I never understood why official goverment body’s do that anyway. Maintaining your own infra means you have full control. This should be mandatory for any government body. Not beeing dependant on big tech who make up silly rules as they please.
i read an article a few weeks ago that said that our (the Netherlands) government is working on its own Mastodon instance, i hope they actually pull through with that :)
Thing is, it made sense until Twitter got sold to a capricious billionaire. Twitter was very stable and their rules didn’t change much before then. The APIs made them an easy way to send out a lot of info in a popular, easily to access way. It worked well as a system for both government agencies and citizens, until Elon decided to stick his dick in it.
But thats exactly the problem :) some ego steps in and boom! As a foreign government you simply cant trust that a privatly owned company has your best interest at heart, and they shouldn’t.
It's easier to bring the information to the people than it is to bring the people to the information. Social Media is (has previously been...) perfect for that.
Japanese local governments, let alone the central one, still have almost zero knowledge about the value of maintaining infrastructure which they should have full control. Virtually even discourses about it do not exist yet. Huge difference between the European governments.
Japanese local governments, let alone the central one, still have almost zero knowledge about the value of maintaining infrastructure which they should have full control. Virtually even discourses about it do not exist yet. Huge difference from the European governments.
It sounded weird that they'd have reached the 1500 monthly tweet limit so quickly, but apparently there's also a limit of 50 tweets per 24-hour period. In one prefecture that they use as an example, there are 45 cities, towns and villages, and each one needs it's own specific warning.
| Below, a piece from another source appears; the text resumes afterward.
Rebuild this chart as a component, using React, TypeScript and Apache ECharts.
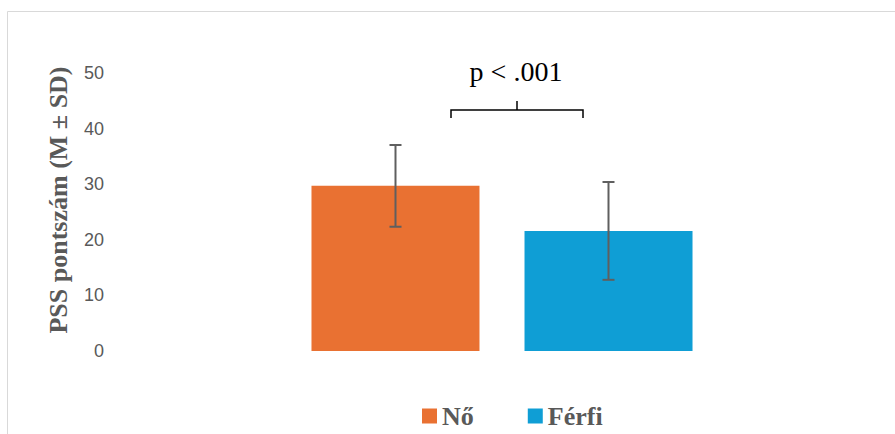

So if a big storm comes through, they'd use up all their daily tweets on the first warning, and there'd be no room for updates. So that's what the issue was.
Makes sense, a bunch of stuff on twitter is broken. We’ve had embedded twitter feeds (most recent 2 or 3 posts) on our work websites for years and they broke that functionality in June. I guess they didn’t want the extra traffic from website embeds?
Eh; I can trigger 429 errors that log me out of the service by just keeping the page open. I'm not sure of anyone is supposed to keep using the service for free in any official capacity.
They are now relying more on other communication methods such as email, the Line messaging app, their official website, and the L-Alert system, which shares information to media outlets who broadcast it to citizens.